======== MATERIAL PROVIDED ========

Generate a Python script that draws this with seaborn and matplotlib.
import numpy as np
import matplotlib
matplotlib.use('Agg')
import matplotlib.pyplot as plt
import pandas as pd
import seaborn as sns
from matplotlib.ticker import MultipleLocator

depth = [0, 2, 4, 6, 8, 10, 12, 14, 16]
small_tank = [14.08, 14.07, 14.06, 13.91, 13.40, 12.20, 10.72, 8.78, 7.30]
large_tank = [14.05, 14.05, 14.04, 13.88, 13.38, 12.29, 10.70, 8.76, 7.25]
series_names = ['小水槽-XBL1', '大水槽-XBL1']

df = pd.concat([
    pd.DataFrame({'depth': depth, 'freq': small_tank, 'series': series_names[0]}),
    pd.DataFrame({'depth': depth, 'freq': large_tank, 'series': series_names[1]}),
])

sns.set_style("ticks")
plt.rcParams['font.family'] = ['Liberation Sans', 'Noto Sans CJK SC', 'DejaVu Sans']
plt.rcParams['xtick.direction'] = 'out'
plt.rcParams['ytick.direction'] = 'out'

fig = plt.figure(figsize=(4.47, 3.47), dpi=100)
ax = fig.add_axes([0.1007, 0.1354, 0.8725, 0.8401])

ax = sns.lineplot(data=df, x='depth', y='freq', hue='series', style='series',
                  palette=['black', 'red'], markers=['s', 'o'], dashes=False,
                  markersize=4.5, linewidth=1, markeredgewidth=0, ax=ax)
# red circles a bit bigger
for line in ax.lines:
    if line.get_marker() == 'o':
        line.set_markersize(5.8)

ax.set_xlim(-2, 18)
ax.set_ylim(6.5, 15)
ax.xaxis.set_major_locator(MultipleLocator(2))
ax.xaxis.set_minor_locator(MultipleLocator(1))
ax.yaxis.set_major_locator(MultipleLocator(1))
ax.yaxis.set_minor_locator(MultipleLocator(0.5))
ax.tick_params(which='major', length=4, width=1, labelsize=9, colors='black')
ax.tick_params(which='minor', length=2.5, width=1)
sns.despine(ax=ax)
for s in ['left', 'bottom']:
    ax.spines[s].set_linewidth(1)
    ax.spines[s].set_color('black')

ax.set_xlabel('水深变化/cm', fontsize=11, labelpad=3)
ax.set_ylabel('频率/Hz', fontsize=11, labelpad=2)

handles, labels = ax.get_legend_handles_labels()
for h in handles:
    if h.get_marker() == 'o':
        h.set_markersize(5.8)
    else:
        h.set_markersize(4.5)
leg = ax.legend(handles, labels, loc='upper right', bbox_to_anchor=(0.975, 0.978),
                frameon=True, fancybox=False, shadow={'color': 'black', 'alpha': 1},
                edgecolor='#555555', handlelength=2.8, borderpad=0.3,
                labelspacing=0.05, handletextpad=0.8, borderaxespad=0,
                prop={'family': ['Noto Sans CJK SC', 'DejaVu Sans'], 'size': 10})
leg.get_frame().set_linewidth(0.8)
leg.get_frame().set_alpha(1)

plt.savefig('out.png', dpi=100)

========

*GOAL:* Your task is to quote the lines above, beginning with the first and ending with the one that holds "ax = fig.add_axes([0.1007, 0.1354, 0.8725, 0.8401])".

*COMPLETE ANSWER:*
Generate a Python script that draws this with seaborn and matplotlib.
import numpy as np
import matplotlib
matplotlib.use('Agg')
import matplotlib.pyplot as plt
import pandas as pd
import seaborn as sns
from matplotlib.ticker import MultipleLocator

depth = [0, 2, 4, 6, 8, 10, 12, 14, 16]
small_tank = [14.08, 14.07, 14.06, 13.91, 13.40, 12.20, 10.72, 8.78, 7.30]
large_tank = [14.05, 14.05, 14.04, 13.88, 13.38, 12.29, 10.70, 8.76, 7.25]
series_names = ['小水槽-XBL1', '大水槽-XBL1']

df = pd.concat([
    pd.DataFrame({'depth': depth, 'freq': small_tank, 'series': series_names[0]}),
    pd.DataFrame({'depth': depth, 'freq': large_tank, 'series': series_names[1]}),
])

sns.set_style("ticks")
plt.rcParams['font.family'] = ['Liberation Sans', 'Noto Sans CJK SC', 'DejaVu Sans']
plt.rcParams['xtick.direction'] = 'out'
plt.rcParams['ytick.direction'] = 'out'

fig = plt.figure(figsize=(4.47, 3.47), dpi=100)
ax = fig.add_axes([0.1007, 0.1354, 0.8725, 0.8401])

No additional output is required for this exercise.